Pa. School District votes unanimously to keep CRT


Aisha Thomas (L) learns teaching skills with teacher Alexxa Martinez, in her classroom in Nevitt Elementary School, in Phoenix, Arizona, on October 26, 2022. - Teachers in Arizona are among the United States' lowest paid, making the cost-of-living crisis even more acute for educators in this key battleground for the upcoming mid-term elections. (Photo by Olivier TOURON / AFP) (Photo by OLIVIER TOURON/AFP via Getty Images)
Aisha Thomas (L) learns teaching skills with teacher Alexxa Martinez, in her classroom in Nevitt Elementary School, in Phoenix, Arizona, on October 26, 2022.(Photo by OLIVIER TOURON/AFP via Getty Images)

OAN Newsroom
UPDATED 12:12 PM PT – Friday, November 25, 2022

A school district in Pennsylvania has voted to keep the Critical Race Theory in their schools.

A Pennsylvania school district unanimously voted to defy a law prohibiting the teaching of racist and sexist concepts.  The Pittsburgh School District Board approved a resolution which would openly opposes four-state bills asserting the legislation is inconsistent with the needs of students.

One bill, HB1532, is a Republican sponsored bill.

Those lawmakers said that the legislations are aimed at curtailing the divisive nature of concepts more commonly known as the Critical Race Theory. However, the Director of a Pittsburgh Public School Board Devon Taliaferro argued that lawmakers do not control what is taught in schools.

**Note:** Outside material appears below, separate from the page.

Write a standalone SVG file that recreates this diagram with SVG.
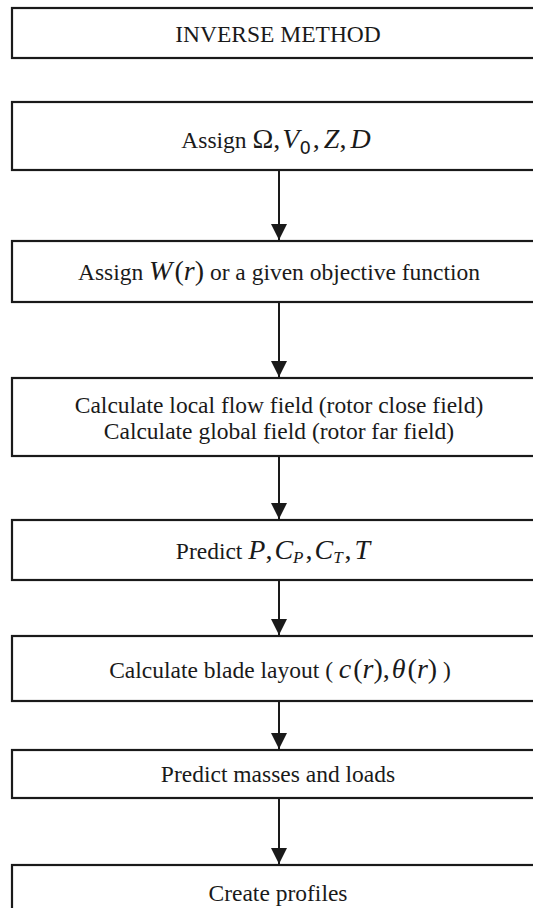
<svg xmlns="http://www.w3.org/2000/svg" width="533" height="908" viewBox="0 0 533 908">
<defs>
<style>
.box{fill:#fff;stroke:#1a1a1a;stroke-width:2.2}
.t{font-family:"Liberation Serif","Times New Roman",serif;font-size:23.5px;fill:#1a1a1a;text-anchor:middle}
.m{font-size:28px}
.i{font-style:italic}
.sub{font-family:"DejaVu Sans","Liberation Sans",sans-serif;font-size:18px}
.sub2{font-size:17px;font-style:italic}
.conn line{stroke:#1a1a1a;stroke-width:2}
</style>
<marker id="ah" viewBox="0 0 16 16" refX="16" refY="8" markerWidth="16" markerHeight="16" markerUnits="userSpaceOnUse" orient="auto">
<path d="M0,0 L16,8 L0,16 Z" fill="#1a1a1a"/>
</marker>
</defs>
<rect width="533" height="908" fill="#fff"/>
<g id="n1"><rect class="box" x="12" y="8" width="540" height="50"/><text class="t" x="278" y="42">INVERSE METHOD</text></g>
<g id="n2"><rect class="box" x="12" y="102" width="540" height="68"/><text class="t" x="276" y="148">Assign <tspan class="m">Ω,</tspan><tspan class="m i" dx="2">V</tspan><tspan class="sub" dy="6">0</tspan><tspan class="m" dy="-6" dx="2">,</tspan><tspan class="m i" dx="4">Z</tspan><tspan class="m">,</tspan><tspan class="m i" dx="4">D</tspan></text></g>
<g id="n3"><rect class="box" x="12" y="241" width="540" height="61"/><text class="t" x="279" y="280">Assign <tspan class="m i">W</tspan><tspan class="m" dx="2">(</tspan><tspan class="m i">r</tspan><tspan class="m">)</tspan> or a given objective function</text></g>
<g id="n4"><rect class="box" x="12" y="378" width="540" height="78"/><text class="t" x="279" y="413">Calculate local flow field (rotor close field)</text><text class="t" x="279" y="439">Calculate global field (rotor far field)</text></g>
<g id="n5"><rect class="box" x="12" y="520" width="540" height="60"/><text class="t" x="273" y="559">Predict  <tspan class="m i">P</tspan><tspan class="m">,</tspan><tspan class="m i" dx="2">C</tspan><tspan class="sub2" dy="4">P</tspan><tspan class="m" dy="-4" dx="2">,</tspan><tspan class="m i" dx="2">C</tspan><tspan class="sub2" dy="4">T</tspan><tspan class="m" dy="-4" dx="2">,</tspan><tspan class="m i" dx="3">T</tspan></text></g>
<g id="n6"><rect class="box" x="12" y="636" width="540" height="65"/><text class="t" x="280" y="678">Calculate blade layout ( <tspan class="m i">c</tspan><tspan class="m" dx="2">(</tspan><tspan class="m i">r</tspan><tspan class="m">),</tspan><tspan class="m i" dx="2">θ</tspan><tspan class="m" dx="2">(</tspan><tspan class="m i">r</tspan><tspan class="m">)</tspan> )</text></g>
<g id="n7"><rect class="box" x="12" y="750" width="540" height="48"/><text class="t" x="278" y="782">Predict masses and loads</text></g>
<g id="n8"><rect class="box" x="12" y="865" width="540" height="60"/><text class="t" x="278" y="901">Create profiles</text></g>
<g class="conn">
<line x1="279" y1="170" x2="279" y2="240" marker-end="url(#ah)"/>
<line x1="279" y1="302" x2="279" y2="377" marker-end="url(#ah)"/>
<line x1="279" y1="456" x2="279" y2="519" marker-end="url(#ah)"/>
<line x1="279" y1="580" x2="279" y2="635" marker-end="url(#ah)"/>
<line x1="279" y1="701" x2="279" y2="749" marker-end="url(#ah)"/>
<line x1="279" y1="798" x2="279" y2="864" marker-end="url(#ah)"/>
</g>
</svg>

“This resolution, I think, is really important because it also tells our legislators in Harrisburg that you don’t get to decide how we educate our students and the environment that we create for them, you don’t get to determine what’s going on in our schools and our cities and our classrooms, in parts of the state you’ve never been to. It really is an opportunity for us to stand up as a school district,” Taliaferro said.

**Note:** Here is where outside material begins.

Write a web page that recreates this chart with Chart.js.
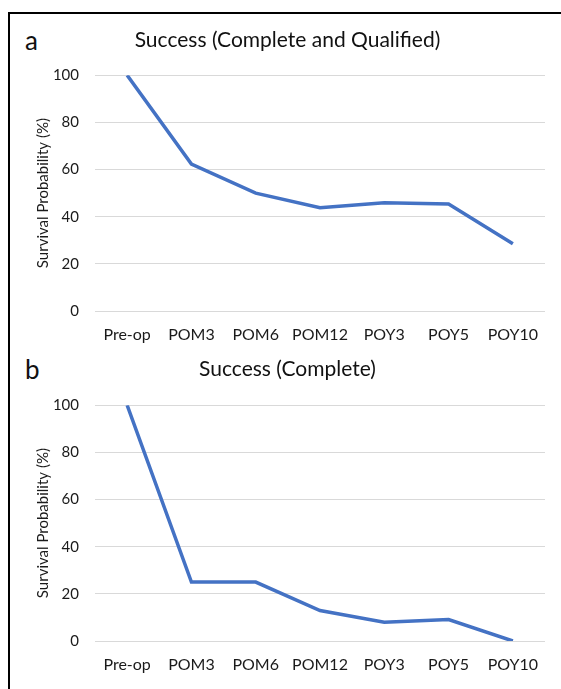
<!DOCTYPE html>
<html>
<head>
<meta charset="utf-8">
<script src="https://cdn.jsdelivr.net/npm/chart.js@4"></script>
<style>
  html, body { margin: 0; padding: 0; background: #fff; overflow: hidden; }
  body { width: 561px; height: 689px; position: relative; font-family: Lato, "Open Sans", sans-serif; }
  .frame { position: absolute; left: 8px; top: 12px; width: 600px; height: 720px; border: 2px solid #000; box-sizing: border-box; }
  .letter { position: absolute; left: 25px; font-size: 26px; color: #111; line-height: 1; }
  .box { position: absolute; left: 0; width: 561px; }
</style>
</head>
<body>
<div class="frame"></div>
<div class="letter" style="top:27px;">a</div>
<div class="letter" style="top:356px;">b</div>
<div class="box" id="boxA" style="top:15px; height:340px;"><canvas id="chartA"></canvas></div>
<div class="box" id="boxB" style="top:344px; height:341px;"><canvas id="chartB"></canvas></div>
<script>
const timepoints = ['Pre-op', 'POM3', 'POM6', 'POM12', 'POY3', 'POY5', 'POY10'];
const completeAndQualified = [100, 62.3, 50, 43.8, 45.9, 45.4, 28.5];
const completeOnly = [100, 25, 25, 12.9, 8, 9.1, 0];
const yTicks = [0, 20, 40, 60, 80, 100];

const lineColor = '#4472c4';
const gridColor = '#d9d9d9';
const textColor = '#1a1a1a';

function makeChart(canvasId, title, values, titlePad) {
  return new Chart(document.getElementById(canvasId), {
    type: 'line',
    data: {
      labels: timepoints,
      datasets: [{
        data: values,
        borderColor: lineColor,
        borderWidth: 3.5,
        pointRadius: 0,
        tension: 0,
        fill: false
      }]
    },
    options: {
      responsive: true,
      maintainAspectRatio: false,
      animation: false,
      layout: { padding: { left: 30, right: 16, top: 0, bottom: 0 } },
      plugins: {
        legend: { display: false },
        tooltip: { enabled: false },
        title: {
          display: true,
          text: title,
          color: '#111',
          font: { family: 'Lato', size: 21, weight: 'normal' },
          padding: titlePad
        }
      },
      scales: {
        x: {
          offset: true,
          grid: { display: false },
          border: { display: false },
          ticks: {
            color: textColor,
            font: { family: 'Lato', size: 16 },
            padding: 6,
            maxRotation: 0,
            autoSkip: false
          },
          afterFit: (scale) => { scale.height = 44; }
        },
        y: {
          min: 0,
          max: 100,
          afterBuildTicks: (scale) => { scale.ticks = yTicks.map(v => ({ value: v })); },
          grid: { color: gridColor, lineWidth: 1, drawTicks: false },
          border: { display: false },
          ticks: {
            color: textColor,
            font: { family: 'Lato', size: 15 },
            padding: 16
          },
          title: {
            display: true,
            text: 'Survival Probability (%)',
            color: textColor,
            font: { family: 'Lato', size: 15 },
            padding: { top: 4, bottom: 4 }
          },
          afterFit: (scale) => { scale.width = 65; }
        }
      }
    }
  });
}

makeChart('chartA', 'Success (Complete and Qualified)', completeAndQualified, { top: 13, bottom: 22 });
makeChart('chartB', 'Success (Complete)', completeOnly, { top: 13, bottom: 23 });
</script>
</body>
</html>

Other bills required schools to allow parents to opt their children out of curriculum containing sexually explicit content.

House Bill 2813, known as Parental Rights in Education prohibits classroom instruction on sexual orientation and gender identity in kindergarten through fifth grade.

The school board’s resolution twisted the bill’s intentions, by saying it intends to “censor marginalize exclude and discriminate against LGBTQ+ students and families”.

However, lawmakers like Senator Doug Mastriano (R-Pa.) said that they simply want to protect children and ensure they are only exposed to age-appropriate content.

“We have to restore common sense to the Commonwealth,” Mastriano said. “What’s happened to us? Bureaucrats get to decide how your kids identify in pronoun names have no place in schools. This has to end. Parents has the last say period. We are looking at education and not indoctrination.”

Republicans have fought against the teaching of the CRT and far-left curriculums in schools, arguing that it is destroying America.

The Pittsburgh School District now plans to send the resolution to the sponsors of the bills they oppose as well as the governor.